▶ **Task**: Return each line of the data below exactly, omitting any pictures.
[BEGIN Supplied data]
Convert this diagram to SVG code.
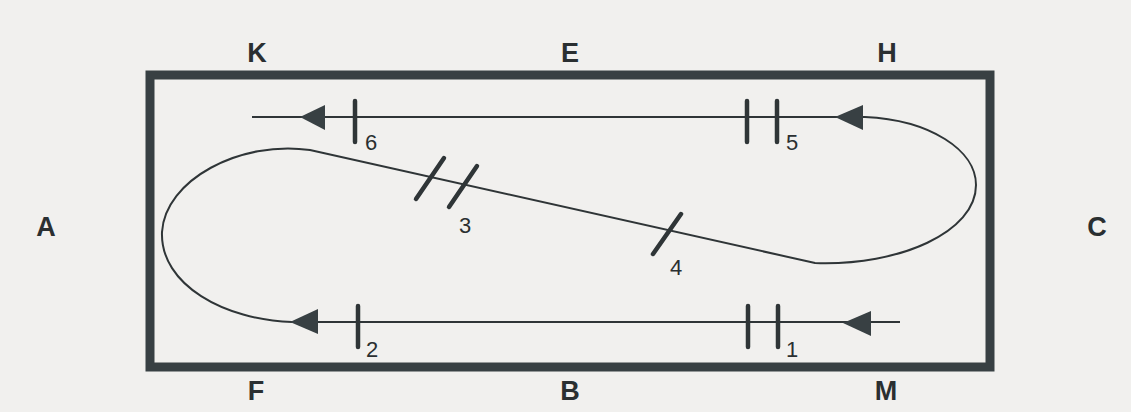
<svg xmlns="http://www.w3.org/2000/svg" width="1131" height="412" viewBox="0 0 1131 412">
<style>
.bg{fill:#f1f0ee}
.arena{fill:none;stroke:#384043;stroke-width:9}
.path{fill:none;stroke:#2f3537;stroke-width:2}
.tick{stroke:#2f3537;stroke-width:4.5;stroke-linecap:round}
.head{fill:#384043}
.big{font-family:"Liberation Sans",Arial,sans-serif;font-weight:bold;font-size:27px;fill:#2a2f31;text-anchor:middle}
.num{font-family:"Liberation Sans",Arial,sans-serif;font-size:22px;fill:#2a2f31}
</style>
<rect class="bg" x="0" y="0" width="1131" height="412"/>
<g id="arena"><rect class="arena" x="150" y="75" width="840" height="292"/></g>
<g id="letters">
<text class="big" x="257" y="62">K</text>
<text class="big" x="570" y="62">E</text>
<text class="big" x="887" y="62">H</text>
<text class="big" x="46" y="236">A</text>
<text class="big" x="1097" y="236">C</text>
<text class="big" x="256" y="400">F</text>
<text class="big" x="570" y="400">B</text>
<text class="big" x="886" y="400">M</text>
</g>
<g id="connectors">
<path class="path" d="M900,322 L295,322"/>
<path class="path" d="M252,117 L865,117"/>
<path class="path" d="M865,117 C930,120 976,150 976,185 C976,232 900,266 815,263 L310,150 C240,140 165,180 162,232 C160,285 225,320 292,322"/>
<polygon class="head" points="843,323 871,311 871,336"/>
<polygon class="head" points="290,322 318,309 318,334"/>
<polygon class="head" points="835,117 863,105 863,130"/>
<polygon class="head" points="300,117 325,105 325,130"/>
</g>
<g id="markers">
<line class="tick" x1="748" y1="306" x2="748" y2="347"/>
<line class="tick" x1="778" y1="306" x2="778" y2="347"/>
<text class="num" x="786" y="357">1</text>
<line class="tick" x1="358" y1="306" x2="358" y2="347"/>
<text class="num" x="366" y="357">2</text>
<line class="tick" x1="416" y1="199" x2="444" y2="158"/>
<line class="tick" x1="449" y1="207" x2="477" y2="166"/>
<text class="num" x="459" y="233">3</text>
<line class="tick" x1="653" y1="254" x2="681" y2="214"/>
<text class="num" x="670" y="275">4</text>
<line class="tick" x1="747" y1="101" x2="747" y2="142"/>
<line class="tick" x1="777" y1="101" x2="777" y2="142"/>
<text class="num" x="786" y="150">5</text>
<line class="tick" x1="355" y1="101" x2="355" y2="142"/>
<text class="num" x="365" y="150">6</text>
</g>
</svg>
[END Supplied data]
▶ **Exercise answer**:
Convert this diagram to SVG code.
<svg xmlns="http://www.w3.org/2000/svg" width="1131" height="412" viewBox="0 0 1131 412">
<style>
.bg{fill:#f1f0ee}
.arena{fill:none;stroke:#384043;stroke-width:9}
.path{fill:none;stroke:#2f3537;stroke-width:2}
.tick{stroke:#2f3537;stroke-width:4.5;stroke-linecap:round}
.head{fill:#384043}
.big{font-family:"Liberation Sans",Arial,sans-serif;font-weight:bold;font-size:27px;fill:#2a2f31;text-anchor:middle}
.num{font-family:"Liberation Sans",Arial,sans-serif;font-size:22px;fill:#2a2f31}
</style>
<rect class="bg" x="0" y="0" width="1131" height="412"/>
<g id="arena"><rect class="arena" x="150" y="75" width="840" height="292"/></g>
<g id="letters">
<text class="big" x="257" y="62">K</text>
<text class="big" x="570" y="62">E</text>
<text class="big" x="887" y="62">H</text>
<text class="big" x="46" y="236">A</text>
<text class="big" x="1097" y="236">C</text>
<text class="big" x="256" y="400">F</text>
<text class="big" x="570" y="400">B</text>
<text class="big" x="886" y="400">M</text>
</g>
<g id="connectors">
<path class="path" d="M900,322 L295,322"/>
<path class="path" d="M252,117 L865,117"/>
<path class="path" d="M865,117 C930,120 976,150 976,185 C976,232 900,266 815,263 L310,150 C240,140 165,180 162,232 C160,285 225,320 292,322"/>
<polygon class="head" points="843,323 871,311 871,336"/>
<polygon class="head" points="290,322 318,309 318,334"/>
<polygon class="head" points="835,117 863,105 863,130"/>
<polygon class="head" points="300,117 325,105 325,130"/>
</g>
<g id="markers">
<line class="tick" x1="748" y1="306" x2="748" y2="347"/>
<line class="tick" x1="778" y1="306" x2="778" y2="347"/>
<text class="num" x="786" y="357">1</text>
<line class="tick" x1="358" y1="306" x2="358" y2="347"/>
<text class="num" x="366" y="357">2</text>
<line class="tick" x1="416" y1="199" x2="444" y2="158"/>
<line class="tick" x1="449" y1="207" x2="477" y2="166"/>
<text class="num" x="459" y="233">3</text>
<line class="tick" x1="653" y1="254" x2="681" y2="214"/>
<text class="num" x="670" y="275">4</text>
<line class="tick" x1="747" y1="101" x2="747" y2="142"/>
<line class="tick" x1="777" y1="101" x2="777" y2="142"/>
<text class="num" x="786" y="150">5</text>
<line class="tick" x1="355" y1="101" x2="355" y2="142"/>
<text class="num" x="365" y="150">6</text>
</g>
</svg>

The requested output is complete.